**AIM OF THE TASK**. Report the number of lines in these entries that contain "script". Write only the number.

— START OF DATASET EXTRACT —

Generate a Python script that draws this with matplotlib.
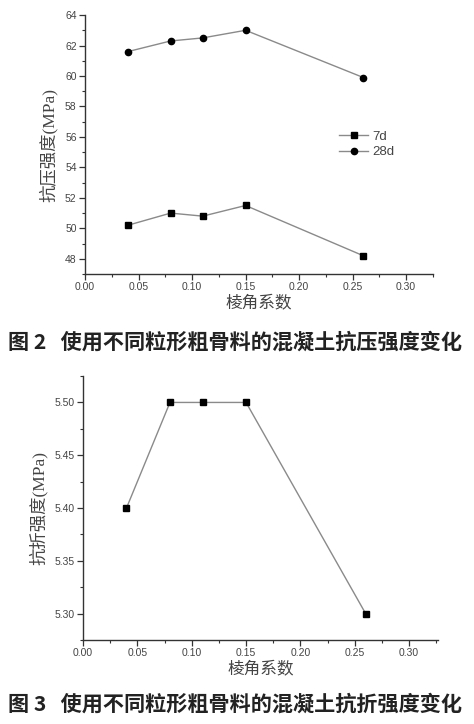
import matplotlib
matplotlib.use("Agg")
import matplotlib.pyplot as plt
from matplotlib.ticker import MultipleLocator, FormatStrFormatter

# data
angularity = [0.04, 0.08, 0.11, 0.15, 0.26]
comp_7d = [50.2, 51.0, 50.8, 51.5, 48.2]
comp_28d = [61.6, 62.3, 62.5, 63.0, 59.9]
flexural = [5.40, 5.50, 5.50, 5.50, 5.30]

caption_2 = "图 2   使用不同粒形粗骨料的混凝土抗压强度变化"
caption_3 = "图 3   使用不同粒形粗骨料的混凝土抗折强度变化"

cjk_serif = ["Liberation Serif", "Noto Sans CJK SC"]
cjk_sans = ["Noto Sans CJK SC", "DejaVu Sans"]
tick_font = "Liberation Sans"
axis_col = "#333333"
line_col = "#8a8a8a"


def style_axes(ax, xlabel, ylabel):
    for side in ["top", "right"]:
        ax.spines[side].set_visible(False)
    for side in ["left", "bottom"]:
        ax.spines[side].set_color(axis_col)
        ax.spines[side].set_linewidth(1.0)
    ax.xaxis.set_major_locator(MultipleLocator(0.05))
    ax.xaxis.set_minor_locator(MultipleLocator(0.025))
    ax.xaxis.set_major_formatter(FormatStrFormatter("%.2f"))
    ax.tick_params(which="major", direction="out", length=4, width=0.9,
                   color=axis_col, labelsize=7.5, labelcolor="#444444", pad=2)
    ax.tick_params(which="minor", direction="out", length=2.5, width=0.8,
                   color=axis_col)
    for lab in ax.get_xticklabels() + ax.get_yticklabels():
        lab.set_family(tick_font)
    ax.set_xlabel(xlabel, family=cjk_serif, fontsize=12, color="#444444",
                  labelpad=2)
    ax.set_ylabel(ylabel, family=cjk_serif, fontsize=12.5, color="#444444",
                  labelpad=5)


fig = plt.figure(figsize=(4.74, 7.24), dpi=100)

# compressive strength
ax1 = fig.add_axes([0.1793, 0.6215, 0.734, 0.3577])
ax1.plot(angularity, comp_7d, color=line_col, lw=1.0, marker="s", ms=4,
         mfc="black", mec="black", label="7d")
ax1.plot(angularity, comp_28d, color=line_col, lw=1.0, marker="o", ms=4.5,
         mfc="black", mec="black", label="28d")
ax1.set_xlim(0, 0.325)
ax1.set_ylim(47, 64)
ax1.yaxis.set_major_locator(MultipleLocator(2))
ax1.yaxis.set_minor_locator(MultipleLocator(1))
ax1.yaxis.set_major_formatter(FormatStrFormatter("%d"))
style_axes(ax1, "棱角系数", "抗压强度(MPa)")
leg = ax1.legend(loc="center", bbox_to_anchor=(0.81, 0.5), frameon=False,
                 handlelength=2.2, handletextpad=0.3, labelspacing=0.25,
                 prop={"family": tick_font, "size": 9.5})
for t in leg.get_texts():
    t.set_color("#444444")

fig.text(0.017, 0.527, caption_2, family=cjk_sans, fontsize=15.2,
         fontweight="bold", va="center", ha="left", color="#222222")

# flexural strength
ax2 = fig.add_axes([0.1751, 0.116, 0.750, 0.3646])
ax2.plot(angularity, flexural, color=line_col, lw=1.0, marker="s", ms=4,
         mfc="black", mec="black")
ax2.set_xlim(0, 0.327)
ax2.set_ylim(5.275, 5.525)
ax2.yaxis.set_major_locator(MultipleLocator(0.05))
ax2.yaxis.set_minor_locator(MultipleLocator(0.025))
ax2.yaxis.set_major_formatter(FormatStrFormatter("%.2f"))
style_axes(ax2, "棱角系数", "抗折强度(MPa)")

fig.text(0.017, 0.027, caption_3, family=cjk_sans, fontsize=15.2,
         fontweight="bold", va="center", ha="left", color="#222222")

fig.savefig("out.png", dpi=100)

— END OF DATASET EXTRACT —
— START OF DATASET EXTRACT —

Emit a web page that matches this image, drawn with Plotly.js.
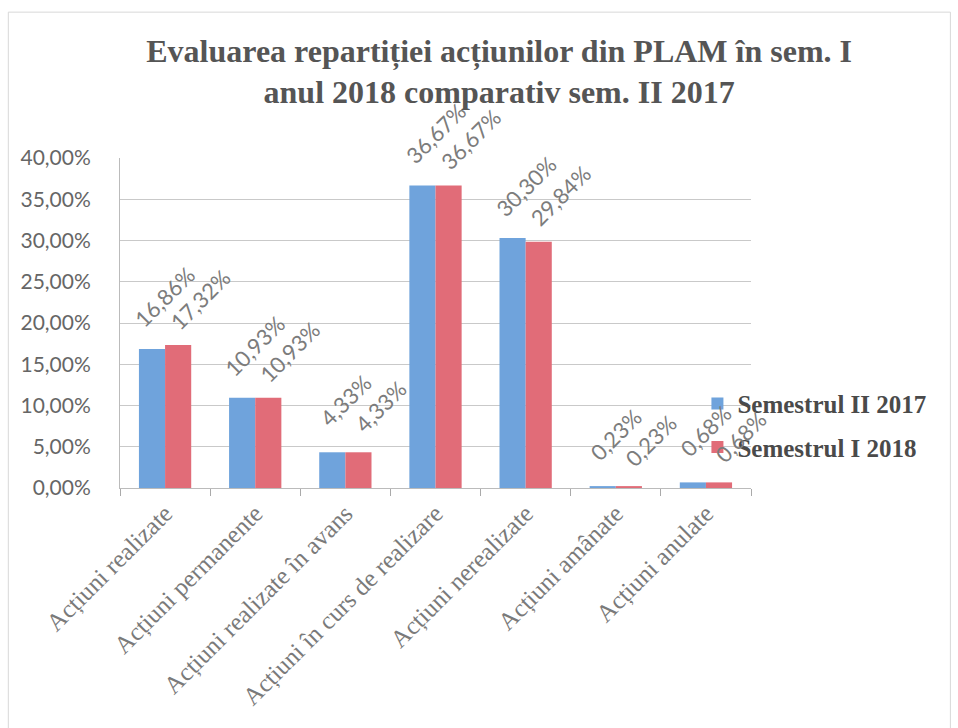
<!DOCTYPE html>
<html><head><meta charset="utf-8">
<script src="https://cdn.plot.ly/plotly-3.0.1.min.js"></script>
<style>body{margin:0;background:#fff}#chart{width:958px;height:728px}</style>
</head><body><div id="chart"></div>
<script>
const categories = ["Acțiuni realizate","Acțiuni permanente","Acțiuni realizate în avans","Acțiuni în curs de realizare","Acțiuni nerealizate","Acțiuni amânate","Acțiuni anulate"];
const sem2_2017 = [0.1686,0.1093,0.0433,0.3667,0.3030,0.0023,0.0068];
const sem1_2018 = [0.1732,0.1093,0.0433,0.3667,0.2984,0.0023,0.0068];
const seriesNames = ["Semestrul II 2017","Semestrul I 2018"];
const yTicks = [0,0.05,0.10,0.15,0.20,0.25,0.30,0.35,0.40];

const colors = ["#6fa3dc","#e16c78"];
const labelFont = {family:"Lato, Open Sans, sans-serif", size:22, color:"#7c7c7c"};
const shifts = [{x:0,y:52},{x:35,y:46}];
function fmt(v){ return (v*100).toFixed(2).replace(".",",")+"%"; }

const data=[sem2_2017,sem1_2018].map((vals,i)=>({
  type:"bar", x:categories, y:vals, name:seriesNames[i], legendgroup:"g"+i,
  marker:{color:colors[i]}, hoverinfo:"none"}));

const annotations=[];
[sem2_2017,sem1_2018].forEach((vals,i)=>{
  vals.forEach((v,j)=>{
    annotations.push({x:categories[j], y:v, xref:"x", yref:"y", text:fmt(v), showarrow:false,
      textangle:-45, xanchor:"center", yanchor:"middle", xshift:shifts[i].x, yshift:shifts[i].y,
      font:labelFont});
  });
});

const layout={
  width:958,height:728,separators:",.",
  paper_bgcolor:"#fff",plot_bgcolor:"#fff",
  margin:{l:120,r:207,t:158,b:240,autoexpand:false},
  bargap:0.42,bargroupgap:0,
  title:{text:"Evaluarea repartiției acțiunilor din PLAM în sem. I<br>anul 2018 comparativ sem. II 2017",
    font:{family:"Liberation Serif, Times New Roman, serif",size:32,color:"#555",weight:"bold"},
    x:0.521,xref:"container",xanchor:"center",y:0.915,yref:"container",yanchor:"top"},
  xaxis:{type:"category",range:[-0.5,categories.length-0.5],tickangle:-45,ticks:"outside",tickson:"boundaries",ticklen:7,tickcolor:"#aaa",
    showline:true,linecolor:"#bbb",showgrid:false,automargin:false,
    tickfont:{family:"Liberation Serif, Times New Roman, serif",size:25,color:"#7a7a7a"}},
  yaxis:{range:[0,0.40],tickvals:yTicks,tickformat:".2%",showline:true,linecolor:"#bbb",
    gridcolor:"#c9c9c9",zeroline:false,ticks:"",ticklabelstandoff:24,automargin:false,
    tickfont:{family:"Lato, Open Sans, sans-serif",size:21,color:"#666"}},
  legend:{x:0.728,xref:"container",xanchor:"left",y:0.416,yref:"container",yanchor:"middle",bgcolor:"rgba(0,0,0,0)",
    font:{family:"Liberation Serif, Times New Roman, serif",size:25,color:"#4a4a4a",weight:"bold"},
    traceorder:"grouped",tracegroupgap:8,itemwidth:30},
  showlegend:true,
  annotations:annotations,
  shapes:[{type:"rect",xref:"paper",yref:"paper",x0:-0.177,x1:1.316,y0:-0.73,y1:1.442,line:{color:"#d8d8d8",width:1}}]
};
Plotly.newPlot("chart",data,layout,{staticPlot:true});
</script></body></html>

— END OF DATASET EXTRACT —

**THE OUTPUT**. 4